DG: Every physical asset and every signal is vulnerable to some degree to attack by a host of malicious actors, and damage by a variety of natural occurrences. The key to resilience and making PNT sources less attractive targets is to have diverse sources with the smallest number of common failure modes. 

  

  1. Space weather. GPS is potentially vulnerable to severe space weather that could damage satellites or temporarily hinder signal propagation from space to Earth. However, severe space weather could also damage the power grid upon which megawatt eLoran transmitters rely. How would eLoran service be protected from the effects of severe space weather, such as a Carrington Event?

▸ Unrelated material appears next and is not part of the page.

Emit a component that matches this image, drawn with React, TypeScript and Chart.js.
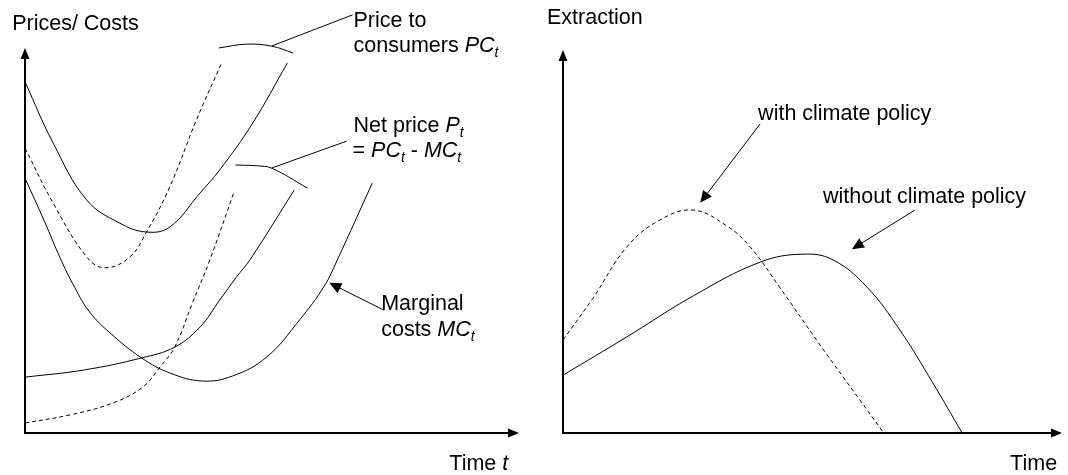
import React, { useEffect, useRef } from 'react';
import { Chart, registerables } from 'chart.js';

Chart.register(...registerables);

// ---------- Left panel: prices / costs over time ----------
const pcNoPolicyX = [0, 5.7, 12.5, 19.2, 24.6, 29.3, 35.4, 39.4, 46.1, 53.1];
const pcNoPolicyY = [91.2, 75.3, 60.5, 54.5, 52.2, 53.5, 62.3, 68.3, 80.5, 96.1];

const pcPolicyX = [0, 5.7, 12.5, 16.2, 21.2, 24.6, 29.3, 34.7, 39.8];
const pcPolicyY = [74.0, 59.7, 45.7, 42.9, 45.7, 52.2, 63.9, 81.3, 96.1];

const mcX = [0, 4.0, 7.1, 10.1, 13.1, 17.2, 23.6, 29.3, 35.9, 42.0, 48.9, 55.6, 60.6, 63.2, 70.3];
const mcY = [66.2, 54.8, 45.5, 37.7, 31.4, 26.0, 19.5, 15.6, 13.5, 14.8, 19.7, 29.4, 38.2, 44.9, 64.9];

const netNoPolicyX = [0, 12.1, 23.6, 30.3, 35.4, 39.4, 42.8, 45.5, 54.5];
const netNoPolicyY = [14.5, 16.4, 19.5, 22.3, 27.5, 34.5, 40.5, 44.9, 63.1];

const netPolicyX = [0, 9.1, 17.8, 23.8, 27.3, 30.3, 33.9, 37.4, 42.4];
const netPolicyY = [2.6, 4.7, 7.8, 11.9, 17.1, 22.3, 33.8, 44.9, 62.9];

const pcBraceX = [39.2, 44.8, 49.9, 54.3];
const pcBraceY = [100.0, 101.0, 100.5, 98.7];

const netBraceX = [42.6, 46.9, 49.9, 57.2];
const netBraceY = [69.6, 69.4, 68.8, 63.6];

// ---------- Right panel: extraction over time ----------
const extPolicyX = [0, 6.0, 12.8, 19.4, 26.1, 32.9, 37.5, 43.5, 51.5, 59.5, 64.3];
const extPolicyY = [24.3, 35.2, 48.6, 55.6, 58.2, 54.0, 48.6, 37.9, 23.0, 8.6, 0];

const extNoPolicyX = [0, 12.8, 26.1, 39.5, 48.1, 54.1, 60.9, 67.5, 74.1, 80.0];
const extNoPolicyY = [15.1, 25.1, 35.8, 44.6, 46.7, 45.2, 38.1, 26.9, 13.1, 0];

type Run = { text: string; italic?: boolean; sub?: boolean };
type Label = { x: number; y: number; runs: Run[] };
type Leader = { x1: number; y1: number; x2: number; y2: number; arrow?: boolean };

const leftLabels: Label[] = [
  { x: -2.6, y: 104.7, runs: [{ text: 'Prices/ Costs' }] },
  { x: 66.5, y: 105.5, runs: [{ text: 'Price to' }] },
  { x: 66.5, y: 99.0, runs: [{ text: 'consumers ' }, { text: 'PC', italic: true }, { text: 't', italic: true, sub: true }] },
  { x: 66.5, y: 78.2, runs: [{ text: 'Net price ' }, { text: 'P', italic: true }, { text: 't', italic: true, sub: true }] },
  {
    x: 66.3, y: 71.7, runs: [
      { text: '= ' }, { text: 'PC', italic: true }, { text: 't', italic: true, sub: true },
      { text: ' - ' }, { text: 'MC', italic: true }, { text: 't', italic: true, sub: true },
    ],
  },
  { x: 72.1, y: 31.9, runs: [{ text: 'Marginal' }] },
  { x: 72.1, y: 25.2, runs: [{ text: 'costs ' }, { text: 'MC', italic: true }, { text: 't', italic: true, sub: true }] },
  { x: 85.9, y: -9.6, runs: [{ text: 'Time ' }, { text: 't', italic: true }] },
];

const leftLeaders: Leader[] = [
  { x1: 49.9, y1: 100.5, x2: 66.3, y2: 108.6 },
  { x1: 49.9, y1: 68.8, x2: 65.1, y2: 75.8 },
  { x1: 72.7, y1: 31.9, x2: 61.6, y2: 39.0, arrow: true },
];

const rightLabels: Label[] = [
  { x: -3.2, y: 106.8, runs: [{ text: 'Extraction' }] },
  { x: 39.1, y: 81.7, runs: [{ text: 'with climate policy' }] },
  { x: 52.1, y: 60.1, runs: [{ text: 'without climate policy' }] },
  { x: 89.6, y: -9.7, runs: [{ text: 'Time' }] },
];

const rightLeaders: Leader[] = [
  { x1: 39.5, y1: 80.7, x2: 27.5, y2: 60.1, arrow: true },
  { x1: 70.5, y1: 58.2, x2: 57.9, y2: 48.0, arrow: true },
];

const FONT = '"Liberation Sans", Arial, sans-serif';

function arrowHead(ctx: CanvasRenderingContext2D, tx: number, ty: number, fx: number, fy: number, len: number, half: number) {
  const ang = Math.atan2(ty - fy, tx - fx);
  ctx.beginPath();
  ctx.moveTo(tx, ty);
  ctx.lineTo(tx - len * Math.cos(ang) + half * Math.sin(ang), ty - len * Math.sin(ang) - half * Math.cos(ang));
  ctx.lineTo(tx - len * Math.cos(ang) - half * Math.sin(ang), ty - len * Math.sin(ang) + half * Math.cos(ang));
  ctx.closePath();
  ctx.fill();
}

const diagramPlugin = {
  id: 'diagram',
  afterDatasetsDraw(chart: any, _args: any, opts: any) {
    const ctx: CanvasRenderingContext2D = chart.ctx;
    const xs = chart.scales.x;
    const ys = chart.scales.y;
    const X = (v: number) => xs.getPixelForValue(v);
    const Y = (v: number) => ys.getPixelForValue(v);
    const { left, right, top, bottom } = chart.chartArea;
    ctx.save();
    ctx.strokeStyle = '#000';
    ctx.fillStyle = '#000';
    // axes
    ctx.lineWidth = 2;
    ctx.beginPath();
    ctx.moveTo(left, bottom);
    ctx.lineTo(left, top + 8);
    ctx.moveTo(left - 1, bottom);
    ctx.lineTo(right - 8, bottom);
    ctx.stroke();
    arrowHead(ctx, left, top, left, bottom, 11, 4.5);
    arrowHead(ctx, right, bottom, left, bottom, 11, 4.5);
    // leaders
    ctx.lineWidth = 1;
    (opts.leaders || []).forEach((l: Leader) => {
      const x1 = X(l.x1), y1 = Y(l.y1), x2 = X(l.x2), y2 = Y(l.y2);
      ctx.beginPath();
      ctx.moveTo(x1, y1);
      if (l.arrow) {
        const ang = Math.atan2(y2 - y1, x2 - x1);
        ctx.lineTo(x2 - 8 * Math.cos(ang), y2 - 8 * Math.sin(ang));
      } else {
        ctx.lineTo(x2, y2);
      }
      ctx.stroke();
      if (l.arrow) arrowHead(ctx, x2, y2, x1, y1, 12, 5.5);
    });
    // labels
    ctx.textBaseline = 'alphabetic';
    ctx.textAlign = 'left';
    (opts.labels || []).forEach((lb: Label) => {
      let px = X(lb.x);
      const py = Y(lb.y);
      lb.runs.forEach((r) => {
        const size = r.sub ? 14 : 21.5;
        ctx.font = `${r.italic ? 'italic ' : ''}${size}px ${FONT}`;
        ctx.fillText(r.text, px, py + (r.sub ? 5 : 0));
        px += ctx.measureText(r.text).width;
      });
    });
    ctx.restore();
  },
};

function line(xv: number[], yv: number[], dashed: boolean) {
  return {
    data: xv.map((x, i) => ({ x, y: yv[i] })),
    borderColor: '#000',
    borderWidth: 1,
    borderDash: dashed ? [4, 3] : [],
    tension: 0.4,
    pointRadius: 0,
    fill: false,
    clip: false as const,
  };
}

function makeConfig(datasets: any[], padding: any, labels: Label[], leaders: Leader[]): any {
  return {
    type: 'line',
    data: { datasets },
    options: {
      animation: false,
      responsive: false,
      events: [],
      layout: { padding },
      scales: {
        x: { type: 'linear', min: 0, max: 100, display: false },
        y: { type: 'linear', min: 0, max: 100, display: false },
      },
      plugins: {
        legend: { display: false },
        tooltip: { enabled: false },
        diagram: { labels, leaders },
      },
    },
    plugins: [diagramPlugin],
  };
}

export default function App() {
  const leftRef = useRef<HTMLCanvasElement>(null);
  const rightRef = useRef<HTMLCanvasElement>(null);

  useEffect(() => {
    const left = new Chart(
      leftRef.current as HTMLCanvasElement,
      makeConfig(
        [
          line(pcNoPolicyX, pcNoPolicyY, false),
          line(pcPolicyX, pcPolicyY, true),
          line(mcX, mcY, false),
          line(netNoPolicyX, netNoPolicyY, false),
          line(netPolicyX, netPolicyY, true),
          line(pcBraceX, pcBraceY, false),
          line(netBraceX, netBraceY, false),
        ],
        { left: 25, right: 15, top: 48, bottom: 42 },
        leftLabels,
        leftLeaders,
      ),
    );
    const right = new Chart(
      rightRef.current as HTMLCanvasElement,
      makeConfig(
        [line(extPolicyX, extPolicyY, true), line(extNoPolicyX, extNoPolicyY, false)],
        { left: 29, right: 6, top: 50, bottom: 42 },
        rightLabels,
        rightLeaders,
      ),
    );
    return () => {
      left.destroy();
      right.destroy();
    };
  }, []);

  return (
    <div style={{ position: 'fixed', left: 0, top: 0, width: 1068, height: 475, background: '#fff' }}>
      <canvas ref={leftRef} width={534} height={475} style={{ position: 'absolute', left: 0, top: 0, width: 534, height: 475 }} />
      <canvas ref={rightRef} width={534} height={475} style={{ position: 'absolute', left: 534, top: 0, width: 534, height: 475 }} />
    </div>
  );
}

AG: Space weather has the potential to affect all radio broadcasts. Depending on the type of event it can affect performance several different ways, including ionospheric scintillation, applying forces to satellites or disrupting power networks. The aim is to use systems where the underlying failure modes are as different as possible. Using a combination of satellite and terrestrial signals, at different frequencies, with local power generation where possible can help mitigate the impact.  Whether it’s possible to mitigate all the implications of a Carrington type event is not clear and perhaps one for the experts.  

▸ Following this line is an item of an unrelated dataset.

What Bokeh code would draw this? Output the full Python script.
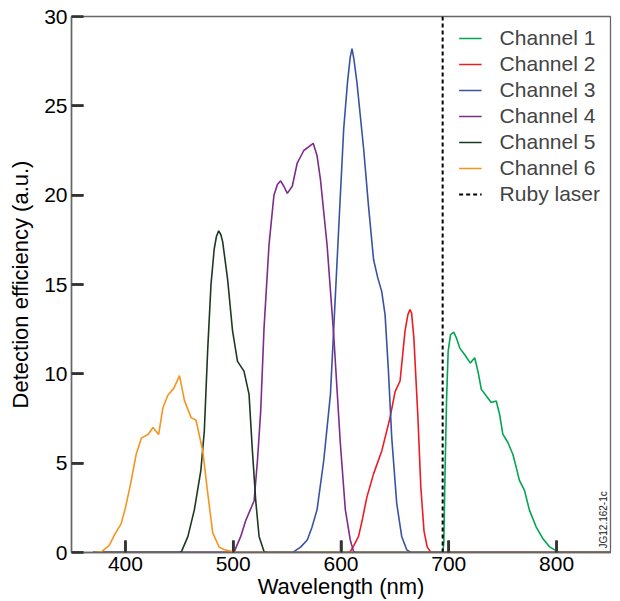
import math
from bokeh.plotting import figure
from bokeh.models import Legend, LegendItem, Label, Range1d
from bokeh.embed import file_html
from bokeh.resources import INLINE

# ---- data (wavelength in nm, detection efficiency in a.u.) ----
ch1_x = [370, 694.5, 695.4, 696.3, 697.9, 699.4, 701.6, 704.6, 707.1, 710.2, 714.8, 720.0, 724.0,
         727.0, 730.2, 734.8, 739.4, 744.0, 747.1, 750.1, 754.7, 759.4, 762.5, 765.5, 770.2,
         774.8, 781.0, 787.0, 793.2, 800.9, 805, 850]
ch1_y = [0, 0, 0.6, 3.85, 8.5, 11.26, 12.2, 12.33, 12.0, 11.44, 11.07, 10.6, 10.9,
         10.15, 9.13, 8.76, 8.4, 8.48, 7.74, 6.63, 6.17, 5.5, 4.78, 4.04, 3.48,
         2.37, 1.44, 0.8, 0.33, 0.05, 0, 0]

ch2_x = [370, 607, 608.6, 612, 616.3, 620, 624, 630.2, 637.9, 645.5, 650.2, 654.8, 659.4, 662,
         664, 665.5, 667.6, 671.4, 674, 677, 680, 683.5, 850]
ch2_y = [0, 0, 0.05, 0.4, 0.9, 1.9, 3.1, 4.4, 5.7, 7.55, 9.0, 9.6, 12.4, 13.3,
         13.6, 13.4, 12.0, 7.5, 3.7, 1.2, 0.3, 0, 0]

ch3_x = [370, 555, 556.3, 562.5, 568.7, 573, 577.8, 584, 590.2, 594.8, 599.4, 602.5, 606, 608.5,
         610.2, 612, 614.8, 621, 625.5, 630.2, 634, 637.8, 640.9, 644, 647.1, 651.7, 656.3,
         661, 665, 850]
ch3_y = [0, 0, 0.05, 0.3, 0.7, 1.4, 2.4, 5.15, 8.85, 14.4, 20.0, 23.7, 26.3, 27.7,
         28.2, 27.6, 26.3, 22.6, 19.4, 16.4, 15.4, 14.6, 13.3, 10.15, 6.4, 2.74, 0.9,
         0.15, 0, 0]

ch4_x = [370, 500, 501, 507, 511.7, 519.4, 522.5, 525.5, 528.6, 533.2, 537.8, 541, 544, 547,
         550.2, 554.8, 559.4, 565.5, 570, 574.2, 577.8, 580.9, 587.1, 593.2, 599.4, 604,
         608.6, 611.7, 614, 850]
ch4_y = [0, 0, 0.05, 0.9, 1.8, 2.9, 5.15, 7.9, 12.56, 17.2, 20.0, 20.6, 20.8, 20.5,
         20.1, 20.5, 21.8, 22.5, 22.7, 22.9, 22.2, 20.9, 17.2, 12.2, 6.1, 2.4,
         0.7, 0.05, 0, 0]

ch5_x = [370, 450, 452, 458, 464, 470, 473.2, 476.3, 479.4, 482.4, 484.5, 486.5, 488.5, 490.2,
         494.8, 499.4, 504, 510, 514.7, 517.8, 520.9, 524, 528.6, 531, 850]
ch5_y = [0, 0, 0.05, 0.9, 2.4, 4.6, 6.8, 11.3, 15.0, 17.0, 17.7, 18.0, 17.8, 17.4,
         15.3, 12.4, 10.7, 10.15, 8.85, 5.7, 2.9, 0.9, 0.05, 0, 0]

ch6_x = [370, 378, 385, 390, 396, 400, 405, 410, 414.8, 421, 425.6, 430.8, 434.8, 439.4,
         445, 450.2, 454.8, 461, 465.5, 471.7, 476, 481, 487, 492, 499.4, 504, 850]
ch6_y = [0, 0.05, 0.4, 1.0, 1.6, 2.5, 3.9, 5.5, 6.4, 6.6, 7.0, 6.6, 8.1, 8.8,
         9.2, 9.9, 8.5, 7.55, 7.4, 5.7, 3.5, 1.1, 0.3, 0.15, 0.05, 0, 0]

ruby_x = [694.3, 694.3]
ruby_y = [0, 30]

names = ["Channel 1", "Channel 2", "Channel 3", "Channel 4", "Channel 5", "Channel 6"]
colors = ["#00a651", "#ed1c24", "#3953a4", "#7f2b8c", "#1b3a1f", "#f7941d"]
series = [(ch1_x, ch1_y), (ch2_x, ch2_y), (ch3_x, ch3_y),
          (ch4_x, ch4_y), (ch5_x, ch5_y), (ch6_x, ch6_y)]

x_ticks = [400, 500, 600, 700, 800]
y_ticks = [0, 5, 10, 15, 20, 25, 30]

X_MIN, X_MAX = 350, 850
Y_MIN, Y_MAX = 0, 30

FONT = "Liberation Sans"

W, H = 620, 601
BORDER_L, BORDER_R, BORDER_T = 71, 10, 16
BORDER_B_EST = 49            # space taken by the bottom axis (tick labels + title)
TICK_PX = 12                 # inward tick length in pixels

p = figure(width=W, height=H, x_range=Range1d(X_MIN, X_MAX), y_range=Range1d(Y_MIN, Y_MAX),
           output_backend="svg", toolbar_location=None,
           min_border_left=BORDER_L, min_border_right=BORDER_R,
           min_border_top=BORDER_T, min_border_bottom=10)

p.xgrid.visible = False
p.ygrid.visible = False
p.outline_line_color = "#666666"
p.outline_line_width = 1.3
p.background_fill_color = "white"
p.border_fill_color = "white"

p.xaxis.ticker = x_ticks
p.yaxis.ticker = y_ticks
for ax in (p.xaxis, p.yaxis):
    ax.major_tick_in = TICK_PX
    ax.major_tick_out = 0
    ax.major_tick_line_color = "#333333"
    ax.major_tick_line_width = 2.5
    ax.minor_tick_in = 0
    ax.minor_tick_out = 0
    ax.axis_line_color = "#666666"
    ax.axis_line_width = 1.5
    ax.major_label_text_font = FONT
    ax.major_label_text_font_size = "21px"
    ax.major_label_text_color = "black"
    ax.major_label_standoff = 4
    ax.axis_label_text_font = FONT
    ax.axis_label_text_font_style = "normal"
    ax.axis_label_text_color = "black"
    ax.axis_label_text_font_size = "22px"

p.xaxis.axis_label = "Wavelength (nm)"
p.xaxis.axis_label_standoff = 0
p.yaxis.axis_label = "Detection efficiency (a.u.)"
p.yaxis.axis_label_standoff = 8

# inward tick marks at the tick positions, length converted from pixels to data units
frame_w = W - BORDER_L - BORDER_R
frame_h = H - BORDER_T - BORDER_B_EST
tick_dy = TICK_PX * (Y_MAX - Y_MIN) / frame_h
tick_dx = TICK_PX * (X_MAX - X_MIN) / frame_w
p.segment(x0=x_ticks, y0=[Y_MIN] * len(x_ticks), x1=x_ticks, y1=[Y_MIN + tick_dy] * len(x_ticks),
          line_color="#333333", line_width=2.5)
p.segment(x0=[X_MIN] * len(y_ticks), y0=y_ticks, x1=[X_MIN + tick_dx] * len(y_ticks), y1=y_ticks,
          line_color="#333333", line_width=2.5)

items = []
for (xs, ys), name, c in zip(series, names, colors):
    r = p.line(xs, ys, line_color=c, line_width=1.6)
    items.append(LegendItem(label=name, renderers=[r]))

rr = p.line(ruby_x, ruby_y, line_color="black", line_width=2, line_dash="4 3")
items.append(LegendItem(label="Ruby laser", renderers=[rr]))

legend = Legend(items=items, location="top_right", margin=0, padding=10,
                border_line_alpha=0, background_fill_alpha=0,
                label_text_font=FONT, label_text_font_size="21px",
                glyph_width=23, glyph_height=20, label_height=20,
                label_standoff=18, spacing=2)
p.add_layout(legend, "center")

tag = Label(x=X_MAX, y=Y_MIN, x_units="data", y_units="data", x_offset=-2, y_offset=4,
            text="JG12.162-1c", angle=math.pi / 2, text_baseline="bottom",
            text_align="left", text_font=FONT, text_font_size="10px",
            text_color="#222222")
p.add_layout(tag)

open("out.html", "w").write(file_html(p, INLINE))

DG: With the available warnings about solar events, it is conceivable that both GNSS and terrestrial systems could be powered off or otherwise secured for such an event to minimize damage. A new-build terrestrial system could also be constructed with surviving a Carrington Event in mind. And, of course, terrestrial systems will be easier to access, repair, and replace than those in space. As for other possible issues with the power grid, generators, uninterruptable power supplies, and other backup methods can easily be installed. Before 2010, several U.S. Loran-C transmitters were in such remote locations, they never had grid power and were always powered by generators.